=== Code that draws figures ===

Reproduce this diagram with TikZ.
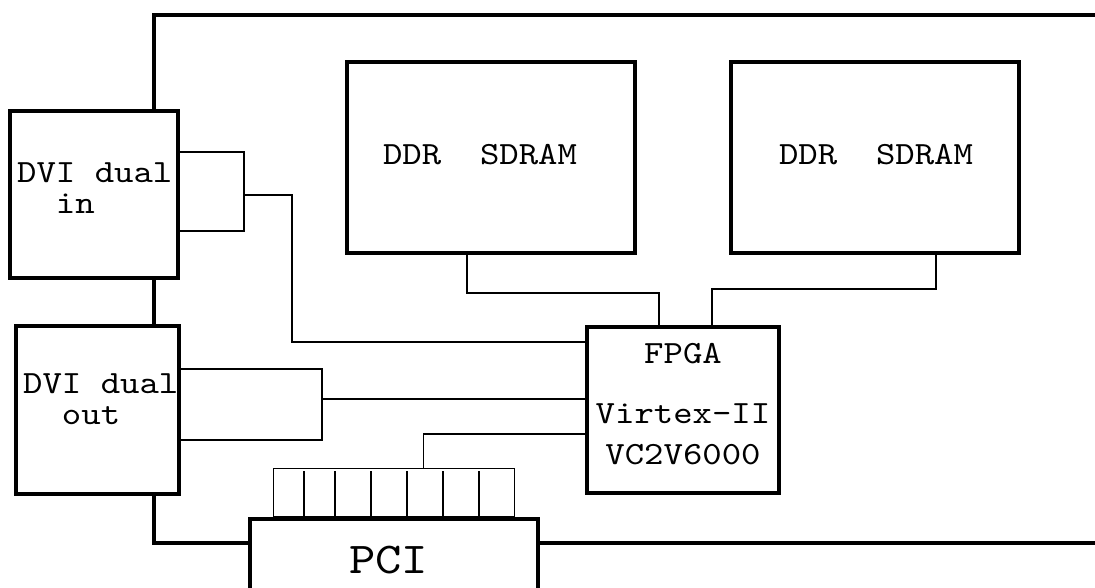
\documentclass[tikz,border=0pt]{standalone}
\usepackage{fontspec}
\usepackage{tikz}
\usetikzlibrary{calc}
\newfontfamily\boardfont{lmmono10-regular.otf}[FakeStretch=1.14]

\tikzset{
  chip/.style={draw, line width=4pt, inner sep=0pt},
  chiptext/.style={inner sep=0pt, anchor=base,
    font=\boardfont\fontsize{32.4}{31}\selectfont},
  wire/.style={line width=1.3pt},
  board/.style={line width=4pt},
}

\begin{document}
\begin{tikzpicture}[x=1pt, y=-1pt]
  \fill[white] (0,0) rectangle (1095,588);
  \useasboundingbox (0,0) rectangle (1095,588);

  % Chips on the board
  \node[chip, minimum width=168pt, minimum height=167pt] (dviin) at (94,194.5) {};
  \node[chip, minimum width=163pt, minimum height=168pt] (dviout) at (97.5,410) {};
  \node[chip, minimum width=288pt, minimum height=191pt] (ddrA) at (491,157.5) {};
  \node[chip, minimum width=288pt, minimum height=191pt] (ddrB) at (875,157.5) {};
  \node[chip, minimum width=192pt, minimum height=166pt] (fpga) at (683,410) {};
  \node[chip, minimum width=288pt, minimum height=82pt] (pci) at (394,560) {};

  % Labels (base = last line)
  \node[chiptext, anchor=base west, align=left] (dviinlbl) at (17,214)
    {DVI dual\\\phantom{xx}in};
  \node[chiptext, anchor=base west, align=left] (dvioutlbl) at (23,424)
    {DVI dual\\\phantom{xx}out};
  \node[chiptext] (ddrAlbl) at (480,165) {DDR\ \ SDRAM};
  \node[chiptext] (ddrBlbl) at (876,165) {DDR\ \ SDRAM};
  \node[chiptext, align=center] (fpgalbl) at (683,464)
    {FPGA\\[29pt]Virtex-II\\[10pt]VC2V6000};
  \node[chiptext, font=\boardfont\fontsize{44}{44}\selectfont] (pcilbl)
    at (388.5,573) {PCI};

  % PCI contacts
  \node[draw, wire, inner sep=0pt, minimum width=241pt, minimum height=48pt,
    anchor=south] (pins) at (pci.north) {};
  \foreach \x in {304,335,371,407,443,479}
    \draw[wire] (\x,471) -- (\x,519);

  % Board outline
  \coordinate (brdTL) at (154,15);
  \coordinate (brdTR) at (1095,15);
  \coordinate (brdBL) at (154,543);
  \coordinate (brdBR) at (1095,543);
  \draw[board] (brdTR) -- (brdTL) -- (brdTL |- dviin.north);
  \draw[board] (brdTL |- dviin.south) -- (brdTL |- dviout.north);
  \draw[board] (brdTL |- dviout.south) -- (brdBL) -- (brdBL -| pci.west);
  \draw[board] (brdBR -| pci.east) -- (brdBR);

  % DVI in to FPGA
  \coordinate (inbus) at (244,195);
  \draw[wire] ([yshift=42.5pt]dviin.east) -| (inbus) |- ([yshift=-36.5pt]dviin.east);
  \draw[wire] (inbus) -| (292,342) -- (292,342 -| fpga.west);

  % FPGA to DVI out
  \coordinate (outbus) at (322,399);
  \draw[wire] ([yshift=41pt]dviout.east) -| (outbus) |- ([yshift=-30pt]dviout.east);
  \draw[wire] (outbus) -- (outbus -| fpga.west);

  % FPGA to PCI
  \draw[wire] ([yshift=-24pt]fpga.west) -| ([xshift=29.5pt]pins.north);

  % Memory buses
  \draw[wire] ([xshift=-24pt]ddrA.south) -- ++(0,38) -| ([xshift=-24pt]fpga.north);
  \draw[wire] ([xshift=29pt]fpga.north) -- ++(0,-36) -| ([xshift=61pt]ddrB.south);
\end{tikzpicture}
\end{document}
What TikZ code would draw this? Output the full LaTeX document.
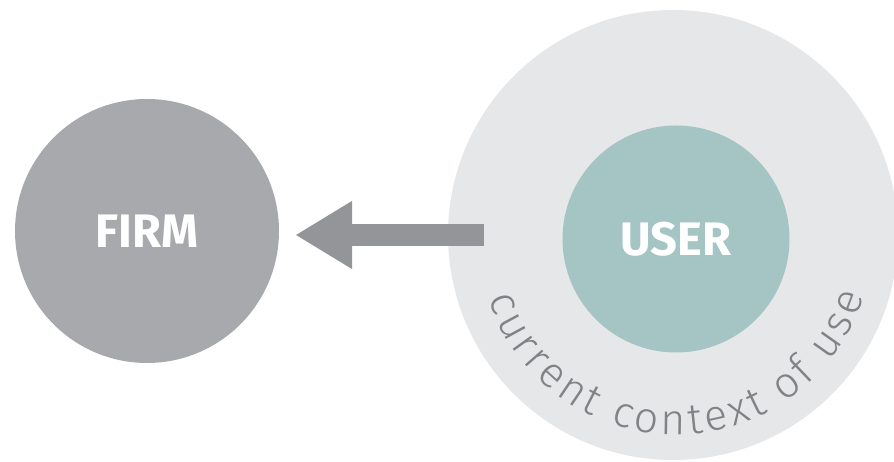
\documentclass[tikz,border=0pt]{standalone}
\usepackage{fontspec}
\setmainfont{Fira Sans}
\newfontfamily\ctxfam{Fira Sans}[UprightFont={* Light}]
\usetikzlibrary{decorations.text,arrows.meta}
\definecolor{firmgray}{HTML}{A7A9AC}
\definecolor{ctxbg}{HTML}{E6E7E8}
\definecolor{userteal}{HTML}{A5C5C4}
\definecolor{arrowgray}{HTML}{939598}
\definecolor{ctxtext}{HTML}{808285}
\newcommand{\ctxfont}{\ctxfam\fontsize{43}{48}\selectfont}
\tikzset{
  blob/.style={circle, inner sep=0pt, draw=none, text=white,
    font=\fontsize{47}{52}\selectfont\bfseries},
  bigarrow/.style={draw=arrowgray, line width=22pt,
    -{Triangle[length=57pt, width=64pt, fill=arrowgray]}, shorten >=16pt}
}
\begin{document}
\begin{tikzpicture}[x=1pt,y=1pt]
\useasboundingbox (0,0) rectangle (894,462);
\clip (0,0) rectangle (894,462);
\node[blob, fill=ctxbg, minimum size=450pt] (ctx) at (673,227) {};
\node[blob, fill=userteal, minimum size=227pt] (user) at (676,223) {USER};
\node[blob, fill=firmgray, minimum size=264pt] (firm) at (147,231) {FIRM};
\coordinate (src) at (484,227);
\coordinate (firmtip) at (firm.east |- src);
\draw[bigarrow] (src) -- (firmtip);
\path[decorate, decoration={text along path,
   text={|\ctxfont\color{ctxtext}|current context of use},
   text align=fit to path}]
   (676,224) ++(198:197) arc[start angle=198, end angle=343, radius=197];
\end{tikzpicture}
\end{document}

=== EXERCISE ===
Repeat the lines of the listing above verbatim, beginning at its first line and ending at the line containing "width=288pt, minimum height=82pt]", which is included. Omit pictures.

=== CORRECT OUTPUT ===
Reproduce this diagram with TikZ.
\documentclass[tikz,border=0pt]{standalone}
\usepackage{fontspec}
\usepackage{tikz}
\usetikzlibrary{calc}
\newfontfamily\boardfont{lmmono10-regular.otf}[FakeStretch=1.14]

\tikzset{
  chip/.style={draw, line width=4pt, inner sep=0pt},
  chiptext/.style={inner sep=0pt, anchor=base,
    font=\boardfont\fontsize{32.4}{31}\selectfont},
  wire/.style={line width=1.3pt},
  board/.style={line width=4pt},
}

\begin{document}
\begin{tikzpicture}[x=1pt, y=-1pt]
  \fill[white] (0,0) rectangle (1095,588);
  \useasboundingbox (0,0) rectangle (1095,588);

  % Chips on the board
  \node[chip, minimum width=168pt, minimum height=167pt] (dviin) at (94,194.5) {};
  \node[chip, minimum width=163pt, minimum height=168pt] (dviout) at (97.5,410) {};
  \node[chip, minimum width=288pt, minimum height=191pt] (ddrA) at (491,157.5) {};
  \node[chip, minimum width=288pt, minimum height=191pt] (ddrB) at (875,157.5) {};
  \node[chip, minimum width=192pt, minimum height=166pt] (fpga) at (683,410) {};
  \node[chip, minimum width=288pt, minimum height=82pt] (pci) at (394,560) {};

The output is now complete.